- _CHALLENGE_
How does the data below read from its first line through the line containing "const height = 881;"? Print those lines exactly.

- _MATERIAL SHOWN_
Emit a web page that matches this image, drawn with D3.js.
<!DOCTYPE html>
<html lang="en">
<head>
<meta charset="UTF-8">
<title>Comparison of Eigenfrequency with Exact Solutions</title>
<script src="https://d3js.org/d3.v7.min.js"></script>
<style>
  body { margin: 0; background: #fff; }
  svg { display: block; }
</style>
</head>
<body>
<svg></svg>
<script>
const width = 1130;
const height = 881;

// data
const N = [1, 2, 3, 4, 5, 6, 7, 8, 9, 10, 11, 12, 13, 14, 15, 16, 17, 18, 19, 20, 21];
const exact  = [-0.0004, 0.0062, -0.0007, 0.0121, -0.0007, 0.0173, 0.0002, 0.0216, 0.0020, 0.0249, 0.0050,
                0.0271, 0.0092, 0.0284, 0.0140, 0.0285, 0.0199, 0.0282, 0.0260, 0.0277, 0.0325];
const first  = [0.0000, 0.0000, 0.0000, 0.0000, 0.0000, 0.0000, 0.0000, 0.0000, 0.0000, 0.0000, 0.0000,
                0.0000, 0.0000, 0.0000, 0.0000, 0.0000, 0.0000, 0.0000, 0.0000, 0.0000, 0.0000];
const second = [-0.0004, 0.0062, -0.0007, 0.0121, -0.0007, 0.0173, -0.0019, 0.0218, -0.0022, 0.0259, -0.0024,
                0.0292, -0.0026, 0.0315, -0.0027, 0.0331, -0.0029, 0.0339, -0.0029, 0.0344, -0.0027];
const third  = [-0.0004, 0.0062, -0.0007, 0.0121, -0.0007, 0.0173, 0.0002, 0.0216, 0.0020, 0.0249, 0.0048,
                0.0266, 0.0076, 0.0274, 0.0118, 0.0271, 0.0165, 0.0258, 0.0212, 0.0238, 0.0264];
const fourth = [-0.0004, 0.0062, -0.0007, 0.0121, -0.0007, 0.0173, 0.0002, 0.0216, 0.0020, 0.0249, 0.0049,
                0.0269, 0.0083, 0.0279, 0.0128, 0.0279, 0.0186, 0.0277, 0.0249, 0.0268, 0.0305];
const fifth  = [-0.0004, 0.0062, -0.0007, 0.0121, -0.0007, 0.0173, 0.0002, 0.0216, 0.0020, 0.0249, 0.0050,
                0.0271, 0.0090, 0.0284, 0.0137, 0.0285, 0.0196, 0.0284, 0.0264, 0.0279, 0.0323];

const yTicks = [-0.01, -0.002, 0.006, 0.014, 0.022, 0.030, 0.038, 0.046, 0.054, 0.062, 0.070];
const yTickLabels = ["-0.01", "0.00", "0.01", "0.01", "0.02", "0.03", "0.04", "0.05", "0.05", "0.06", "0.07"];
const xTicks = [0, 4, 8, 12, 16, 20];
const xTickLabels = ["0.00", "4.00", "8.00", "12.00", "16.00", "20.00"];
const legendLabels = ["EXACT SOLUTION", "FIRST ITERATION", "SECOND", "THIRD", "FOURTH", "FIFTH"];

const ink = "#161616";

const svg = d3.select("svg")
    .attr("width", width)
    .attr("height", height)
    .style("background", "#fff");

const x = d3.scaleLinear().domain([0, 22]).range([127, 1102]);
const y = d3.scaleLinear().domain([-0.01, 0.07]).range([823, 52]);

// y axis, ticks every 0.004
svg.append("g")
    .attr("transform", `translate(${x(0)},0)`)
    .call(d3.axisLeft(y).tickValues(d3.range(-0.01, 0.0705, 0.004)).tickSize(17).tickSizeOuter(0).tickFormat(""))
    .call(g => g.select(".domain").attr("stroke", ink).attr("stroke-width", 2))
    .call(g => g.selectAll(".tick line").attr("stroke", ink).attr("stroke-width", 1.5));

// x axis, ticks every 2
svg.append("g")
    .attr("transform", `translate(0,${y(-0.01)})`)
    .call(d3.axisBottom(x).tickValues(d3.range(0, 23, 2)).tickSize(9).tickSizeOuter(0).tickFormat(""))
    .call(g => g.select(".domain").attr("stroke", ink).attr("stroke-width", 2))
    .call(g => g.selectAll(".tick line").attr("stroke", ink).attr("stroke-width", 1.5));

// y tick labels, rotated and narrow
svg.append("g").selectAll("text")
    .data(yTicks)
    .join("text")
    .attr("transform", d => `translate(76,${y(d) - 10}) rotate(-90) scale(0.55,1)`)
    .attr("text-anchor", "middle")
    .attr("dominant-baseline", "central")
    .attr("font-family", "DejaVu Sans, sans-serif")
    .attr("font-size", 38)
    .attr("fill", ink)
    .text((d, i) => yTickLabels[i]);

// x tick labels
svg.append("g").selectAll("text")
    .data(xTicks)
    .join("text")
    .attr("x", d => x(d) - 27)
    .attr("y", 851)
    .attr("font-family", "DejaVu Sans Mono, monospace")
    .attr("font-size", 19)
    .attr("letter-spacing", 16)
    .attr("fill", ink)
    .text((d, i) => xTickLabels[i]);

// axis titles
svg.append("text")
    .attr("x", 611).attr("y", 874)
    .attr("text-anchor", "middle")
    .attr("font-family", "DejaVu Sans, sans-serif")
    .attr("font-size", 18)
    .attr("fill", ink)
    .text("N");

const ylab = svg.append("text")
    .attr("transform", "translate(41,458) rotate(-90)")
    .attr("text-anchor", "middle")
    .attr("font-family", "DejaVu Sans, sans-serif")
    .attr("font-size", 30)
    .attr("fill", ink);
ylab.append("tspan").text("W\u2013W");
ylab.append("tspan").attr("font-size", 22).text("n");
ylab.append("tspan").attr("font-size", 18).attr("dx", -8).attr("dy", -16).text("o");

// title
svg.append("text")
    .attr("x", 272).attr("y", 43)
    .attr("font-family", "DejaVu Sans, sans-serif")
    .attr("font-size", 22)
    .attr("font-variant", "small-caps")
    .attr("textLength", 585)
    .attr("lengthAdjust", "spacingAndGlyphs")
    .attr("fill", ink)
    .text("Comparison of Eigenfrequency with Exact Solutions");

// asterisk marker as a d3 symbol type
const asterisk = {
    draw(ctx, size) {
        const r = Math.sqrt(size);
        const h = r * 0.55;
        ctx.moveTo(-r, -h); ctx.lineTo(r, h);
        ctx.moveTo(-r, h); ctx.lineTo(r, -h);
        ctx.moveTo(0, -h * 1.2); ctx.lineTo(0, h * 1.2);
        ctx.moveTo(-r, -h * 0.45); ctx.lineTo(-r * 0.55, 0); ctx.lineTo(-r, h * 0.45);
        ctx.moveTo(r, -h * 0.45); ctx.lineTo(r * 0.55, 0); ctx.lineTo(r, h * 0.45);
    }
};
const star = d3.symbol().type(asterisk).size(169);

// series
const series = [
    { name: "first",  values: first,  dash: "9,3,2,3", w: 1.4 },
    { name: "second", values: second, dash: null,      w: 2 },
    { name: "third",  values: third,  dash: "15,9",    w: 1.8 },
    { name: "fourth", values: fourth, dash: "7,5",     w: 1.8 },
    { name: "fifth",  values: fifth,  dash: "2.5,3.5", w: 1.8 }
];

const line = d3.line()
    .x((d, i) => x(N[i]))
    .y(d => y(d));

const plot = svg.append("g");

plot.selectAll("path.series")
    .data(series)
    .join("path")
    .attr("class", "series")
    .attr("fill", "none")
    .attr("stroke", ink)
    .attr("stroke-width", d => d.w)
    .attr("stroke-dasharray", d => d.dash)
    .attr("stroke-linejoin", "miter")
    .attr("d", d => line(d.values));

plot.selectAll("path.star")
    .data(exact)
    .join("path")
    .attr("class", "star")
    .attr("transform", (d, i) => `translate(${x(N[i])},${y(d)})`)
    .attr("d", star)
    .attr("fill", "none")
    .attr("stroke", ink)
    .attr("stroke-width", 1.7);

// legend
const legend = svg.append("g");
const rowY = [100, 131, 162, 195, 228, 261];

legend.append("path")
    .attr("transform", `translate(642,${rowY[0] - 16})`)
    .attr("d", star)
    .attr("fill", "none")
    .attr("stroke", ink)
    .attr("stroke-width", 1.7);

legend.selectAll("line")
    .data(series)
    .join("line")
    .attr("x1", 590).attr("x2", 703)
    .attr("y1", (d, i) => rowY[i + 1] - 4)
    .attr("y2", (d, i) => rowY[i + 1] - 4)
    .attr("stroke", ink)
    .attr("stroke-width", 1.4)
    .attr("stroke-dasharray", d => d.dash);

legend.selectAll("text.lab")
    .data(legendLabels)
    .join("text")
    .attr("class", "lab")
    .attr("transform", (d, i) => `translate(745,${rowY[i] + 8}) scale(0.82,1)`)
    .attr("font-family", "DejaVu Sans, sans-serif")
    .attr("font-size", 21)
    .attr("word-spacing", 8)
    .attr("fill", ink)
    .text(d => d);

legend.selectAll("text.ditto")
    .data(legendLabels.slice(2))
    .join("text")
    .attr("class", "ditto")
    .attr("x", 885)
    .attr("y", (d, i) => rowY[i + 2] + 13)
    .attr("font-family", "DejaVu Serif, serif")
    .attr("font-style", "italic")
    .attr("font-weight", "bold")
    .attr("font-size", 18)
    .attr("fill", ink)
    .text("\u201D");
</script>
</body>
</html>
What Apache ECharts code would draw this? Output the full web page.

- _COMPLETED EXERCISE_
Emit a web page that matches this image, drawn with D3.js.
<!DOCTYPE html>
<html lang="en">
<head>
<meta charset="UTF-8">
<title>Comparison of Eigenfrequency with Exact Solutions</title>
<script src="https://d3js.org/d3.v7.min.js"></script>
<style>
  body { margin: 0; background: #fff; }
  svg { display: block; }
</style>
</head>
<body>
<svg></svg>
<script>
const width = 1130;
const height = 881;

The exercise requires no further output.